View attachment 147224
View attachment 147225
Also cut out the spare tire well since it was rusty. I made the patch out of this left over upper trunk pan. I replaced both #5 body mounts with it but I keep almost all my sheet metal scraps in case I need a certain angle or shape like this. I made a pattern from cardboard and transferred it to the trunk pan backwards. So the stamping was backwards.
View attachment 147226
So I flipped it and 2 pieced it.
View attachment 147227
I used screws and clamps to hold it in place. I tack and hammer all the way around, using the heat to mold the soft metal around all the contours.
View attachment 147228 View attachment 147229
Does anyone recognize these brakes. They're on my 8.8 that came with the parts car. I was thinking sn95 mustang but idk. View attachment 147231
View attachment 147230
Hmm... those calipers look like SN95 calipers, but I’ve only seen those used with a single piece, non-vented rotor. I’ll look at some of the Ford brake setups and get back to you.

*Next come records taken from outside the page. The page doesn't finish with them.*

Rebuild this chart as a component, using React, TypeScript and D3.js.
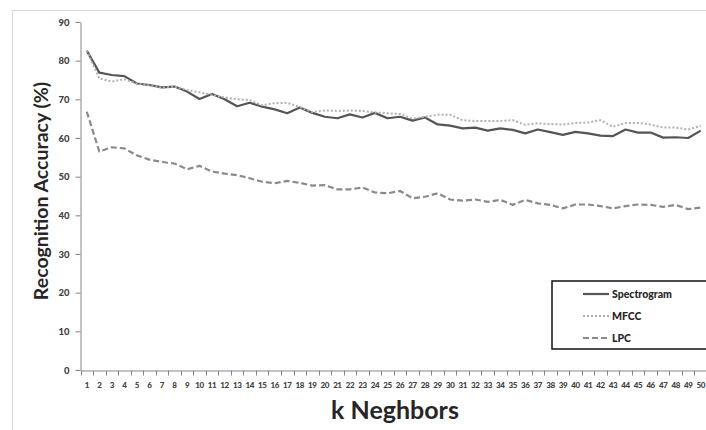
import React, { useEffect, useRef } from 'react';
import * as d3 from 'd3';

const kValues = d3.range(1, 51);

const spectrogram = [
  82.6, 76.9, 76.3, 76.0, 74.1, 73.7, 73.1, 73.3, 72.0, 70.1,
  71.4, 70.0, 68.2, 69.1, 68.1, 67.4, 66.4, 67.9, 66.5, 65.5,
  65.1, 66.1, 65.3, 66.5, 65.1, 65.5, 64.5, 65.3, 63.5, 63.2,
  62.5, 62.7, 61.9, 62.5, 62.1, 61.2, 62.2, 61.5, 60.8, 61.6,
  61.2, 60.6, 60.5, 62.2, 61.4, 61.4, 60.1, 60.2, 60.0, 61.9,
];

const mfcc = [
  82.6, 75.4, 74.6, 75.2, 74.1, 73.6, 73.0, 73.3, 72.4, 71.8,
  71.1, 70.5, 70.0, 69.8, 68.5, 69.0, 69.1, 68.0, 66.7, 67.1,
  67.0, 67.1, 67.0, 66.6, 66.4, 66.2, 65.0, 65.5, 66.0, 66.0,
  64.6, 64.4, 64.4, 64.4, 64.6, 63.4, 63.8, 63.6, 63.5, 63.9,
  64.0, 64.6, 62.9, 63.9, 63.9, 63.5, 62.7, 62.7, 62.2, 63.1,
];

const lpc = [
  66.8, 56.5, 57.6, 57.3, 55.5, 54.4, 53.8, 53.4, 51.9, 52.8,
  51.3, 50.8, 50.4, 49.6, 48.7, 48.3, 48.9, 48.4, 47.7, 47.8,
  46.7, 46.7, 47.2, 45.9, 45.7, 46.3, 44.4, 44.8, 45.7, 44.1,
  43.8, 44.1, 43.5, 44.0, 42.7, 44.0, 43.1, 42.7, 41.8, 42.8,
  42.8, 42.4, 41.8, 42.4, 42.8, 42.7, 42.2, 42.7, 41.6, 42.0,
];

const yTicks = [0, 10, 20, 30, 40, 50, 60, 70, 80, 90];

const seriesNames = ['Spectrogram', 'MFCC', 'LPC'];

const App = () => {
  const ref = useRef<SVGSVGElement>(null);

  useEffect(() => {
    const width = 706;
    const height = 430;
    const font = 'Lato, "Liberation Sans", sans-serif';

    const svg = d3.select(ref.current);
    svg.selectAll('*').remove();

    // outer chart frame
    svg.append('rect')
      .attr('x', 12.5).attr('y', 10.5)
      .attr('width', 740).attr('height', 460)
      .attr('fill', 'white')
      .attr('stroke', '#d9d9d9');

    const xScale = d3.scaleBand<number>()
      .domain(kValues)
      .range([80.5, 707]);

    const yScale = d3.scaleLinear()
      .domain([0, 90])
      .range([370, 22]);

    // y axis
    const yAxis = svg.append('g')
      .attr('transform', 'translate(80.5,0)')
      .call(d3.axisLeft(yScale).tickValues(yTicks).tickSize(5).tickSizeOuter(0));
    yAxis.select('.domain').attr('stroke', '#868686');
    yAxis.selectAll('.tick line').attr('stroke', '#868686');
    yAxis.selectAll('.tick text')
      .attr('x', -11)
      .attr('fill', '#404040')
      .style('font', `900 9.5px ${font}`);

    // x axis, ticks between categories
    const xAxis = svg.append('g')
      .attr('transform', 'translate(0,370.5)')
      .call(d3.axisBottom(xScale).tickSize(0).tickPadding(12));
    xAxis.select('.domain').attr('stroke', '#868686');
    xAxis.selectAll('.tick text')
      .attr('fill', '#404040')
      .style('font', `900 8px ${font}`)
      .attr('letter-spacing', '-0.4');
    xAxis.selectAll('.between')
      .data(d3.range(0, 51))
      .enter()
      .append('line')
      .attr('x1', i => Math.round(80.5 + i * xScale.step()) + 0.5)
      .attr('x2', i => Math.round(80.5 + i * xScale.step()) + 0.5)
      .attr('y1', 0).attr('y2', 5)
      .attr('stroke', '#868686');

    // lines
    const series = [
      { name: seriesNames[0], values: spectrogram, color: '#555555', dash: null, w: 2.2 },
      { name: seriesNames[1], values: mfcc, color: '#b0b0b0', dash: '2,2', w: 2 },
      { name: seriesNames[2], values: lpc, color: '#8a8a8a', dash: '6,3', w: 2.2 },
    ];

    const line = d3.line<number>()
      .x((_, i) => (xScale(kValues[i]) as number) + xScale.bandwidth() / 2)
      .y(d => yScale(d));

    series.forEach(s => {
      svg.append('path')
        .datum(s.values)
        .attr('d', line)
        .attr('fill', 'none')
        .attr('stroke', s.color)
        .attr('stroke-width', s.w)
        .attr('stroke-dasharray', s.dash)
        .attr('stroke-linejoin', 'round');
    });

    // legend
    const legend = svg.append('g');
    legend.append('rect')
      .attr('x', 552).attr('y', 281)
      .attr('width', 170).attr('height', 68)
      .attr('fill', 'white')
      .attr('stroke', '#111')
      .attr('stroke-width', 1.5);
    series.forEach((s, i) => {
      const y = 294 + i * 22;
      legend.append('line')
        .attr('x1', 583).attr('x2', 609)
        .attr('y1', y).attr('y2', y)
        .attr('stroke', s.color)
        .attr('stroke-width', s.w)
        .attr('stroke-dasharray', s.dash);
      legend.append('text')
        .attr('x', 612).attr('y', y + 3.5)
        .attr('fill', '#262626')
        .style('font', `900 10.5px ${font}`)
        .text(s.name);
    });

    // axis titles
    svg.append('text')
      .attr('x', 395).attr('y', 419)
      .attr('text-anchor', 'middle')
      .attr('fill', '#262626')
      .style('font', `bold 25px ${font}`)
      .text('k Neghbors');

    svg.append('text')
      .attr('transform', 'translate(48,191) rotate(-90)')
      .attr('text-anchor', 'middle')
      .attr('fill', '#262626')
      .style('font', `bold 19.5px ${font}`)
      .text('Recognition Accuracy (%)');

    svg.attr('width', width).attr('height', height);
  }, []);

  return (
    <svg
      ref={ref}
      width={706}
      height={430}
      style={{ position: 'absolute', left: 0, top: 0, background: 'white' }}
    />
  );
};

export default App;
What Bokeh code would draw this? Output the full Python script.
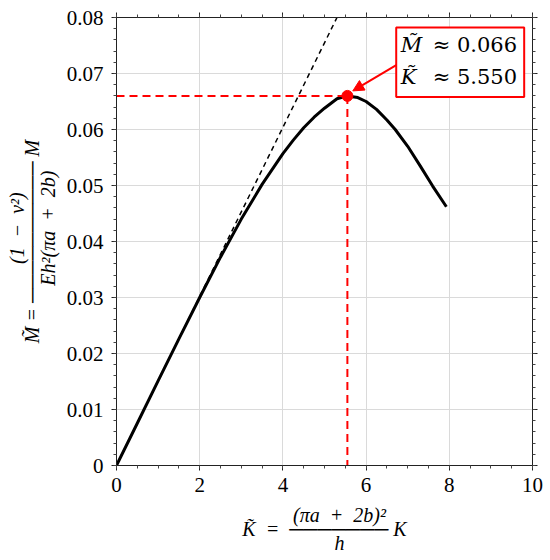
import numpy as np
from bokeh.plotting import figure
from bokeh.models import (Range1d, LinearAxis, FixedTicker, Label, BoxAnnotation,
                          Arrow, NormalHead)
from bokeh.embed import file_html
from bokeh.resources import INLINE

# ---------------- data ----------------
k_tilde = [0.0, 0.5, 1.0, 1.5, 2.0, 2.5, 3.0, 3.5, 4.0, 4.25, 4.5, 4.75, 5.0, 5.3,
           5.55, 5.8, 6.0, 6.25, 6.5, 6.7, 7.0, 7.3, 7.6, 7.93]
m_tilde = [0.0, 0.00755, 0.0151, 0.0226, 0.0300, 0.0372, 0.0440, 0.0502, 0.0557, 0.0581,
           0.0603, 0.0622, 0.0638, 0.0655, 0.0660, 0.0657, 0.0650, 0.0636, 0.0617, 0.0600,
           0.0570, 0.0535, 0.0499, 0.0462]

tangent_k = [0.0, 5.30]
tangent_m = [0.0, 0.080]

peak_k = 5.55
peak_m = 0.066

x_ticks = [0, 2, 4, 6, 8, 10]
x_tick_labels = ["0", "2", "4", "6", "8", "10"]
y_ticks = [0.0, 0.01, 0.02, 0.03, 0.04, 0.05, 0.06, 0.07, 0.08]
y_tick_labels = ["0", "0.01", "0.02", "0.03", "0.04", "0.05", "0.06", "0.07", "0.08"]

EN = "\u2002"
EM = "\u2003"
TH = "\u2004"
BAR = "\u2500"
x_title = (EM + EN + "(\u03c0a" + EN + "+" + EN + "2b)\u00b2" + "\n"
           + "K\u0303" + EN + "=" + EN + BAR * 7 + " K" + "\n"
           + EM + EN + "h")
y_title = (EM + TH + "(1" + EN + "\u2212" + EN + "\u03bd\u00b2)" + "\n"
           + "M\u0303 = " + BAR * 10 + " M" + "\n"
           + EM + TH + "Eh\u00b2(\u03c0a" + EN + "+" + EN + "2b)")

# ---------------- figure ----------------
FONT = "Liberation Serif"
p = figure(width=548, height=558, x_range=Range1d(0, 10), y_range=Range1d(0, 0.08),
           output_backend="svg", toolbar_location=None,
           min_border_left=116, min_border_right=16, min_border_top=17, min_border_bottom=93)
p.outline_line_color = None
p.background_fill_color = "white"
p.border_fill_color = "white"

x_minor = [i * 0.5 for i in range(21)]
y_minor = [round(i * 0.002, 4) for i in range(41)]
xt = FixedTicker(ticks=x_ticks, minor_ticks=x_minor)
yt = FixedTicker(ticks=y_ticks, minor_ticks=y_minor)


def style_axis(ax, ticker, labels=None):
    ax.ticker = ticker
    ax.axis_line_color = "#222222"
    ax.axis_line_width = 1
    ax.major_tick_line_color = "#222222"
    ax.minor_tick_line_color = "#444444"
    ax.major_tick_in = 0
    ax.major_tick_out = 5
    ax.minor_tick_in = 0
    ax.minor_tick_out = 3
    if labels is None:
        ax.major_label_text_font_size = "0px"
        ax.major_label_standoff = 0
        ax.major_label_overrides = {t: "" for t in ticker.ticks}
    else:
        ax.major_label_text_font = FONT
        ax.major_label_text_font_size = "21px"
        ax.major_label_text_color = "black"
        ax.major_label_overrides = {t: l for t, l in zip(ticker.ticks, labels)}


def style_title(ax, text, standoff, line_height):
    ax.axis_label = text
    ax.axis_label_text_font = FONT
    ax.axis_label_text_font_style = "italic"
    ax.axis_label_text_font_size = "20px"
    ax.axis_label_text_color = "black"
    ax.axis_label_standoff = standoff
    ax.axis_label_text_line_height = line_height


style_axis(p.xaxis[0], xt, x_tick_labels)
p.xaxis[0].major_label_standoff = 7
style_title(p.xaxis[0], x_title, 9, 0.65)
style_axis(p.yaxis[0], yt, y_tick_labels)
p.yaxis[0].major_label_standoff = 8
style_title(p.yaxis[0], y_title, 5, 0.7)

top_ax = LinearAxis()
style_axis(top_ax, FixedTicker(ticks=x_ticks, minor_ticks=x_minor))
p.add_layout(top_ax, "above")
right_ax = LinearAxis()
style_axis(right_ax, FixedTicker(ticks=y_ticks, minor_ticks=y_minor))
p.add_layout(right_ax, "right")

p.xgrid.ticker = xt
p.ygrid.ticker = yt
p.xgrid.grid_line_color = "#dadada"
p.ygrid.grid_line_color = "#dadada"

# ---------------- marks ----------------
p.line(tangent_k, tangent_m, line_color="black", line_width=1.5, line_dash="5 4")
p.line(k_tilde, m_tilde, line_color="black", line_width=3)
p.line([0, peak_k], [peak_m, peak_m], line_color="red", line_width=2, line_dash="8 5")
p.line([peak_k, peak_k], [peak_m, 0], line_color="red", line_width=2, line_dash="8 5")
p.scatter([peak_k], [peak_m], size=11, color="red")

# ---------------- annotation box ----------------
p.add_layout(BoxAnnotation(left=6.724, right=9.80, bottom=0.06582, top=0.07821,
                           fill_color="white", fill_alpha=1.0,
                           line_color="red", line_alpha=1.0, line_width=2))
BOXFONT = "DejaVu Serif"
for sym, val, yy in [("M\u0303", peak_m, 0.07505), ("K\u0303", peak_k, 0.06934)]:
    p.add_layout(Label(x=6.83, y=yy, text=sym, text_font=BOXFONT, text_font_style="italic",
                       text_font_size="21px", text_align="left", text_baseline="middle",
                       text_color="black"))
    p.add_layout(Label(x=7.60, y=yy, text=f"\u2248 {val:.3f}", text_font=BOXFONT,
                       text_font_size="21px", text_align="left", text_baseline="middle",
                       text_color="black"))

p.add_layout(Arrow(end=NormalHead(size=11, fill_color="red", line_color="red"),
                   x_start=6.724, y_start=0.07148, x_end=5.68, y_end=0.06689,
                   line_color="red", line_width=2))

open("out.html", "w").write(file_html(p, INLINE))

If you still haven’t gotten seam sealer, a good one to get is Lord Corp.’s Fusor 123EZ. The stuff is an epoxy sealer and will flex with the car without cracking. It also builds real well so you can use it to fill in the large gaps the factory left, like between the cowl and A-pillar where they both meet the firewall.


This thread seriously makes me want to cut up and fix my floor pans the right way, that’s some amazing work!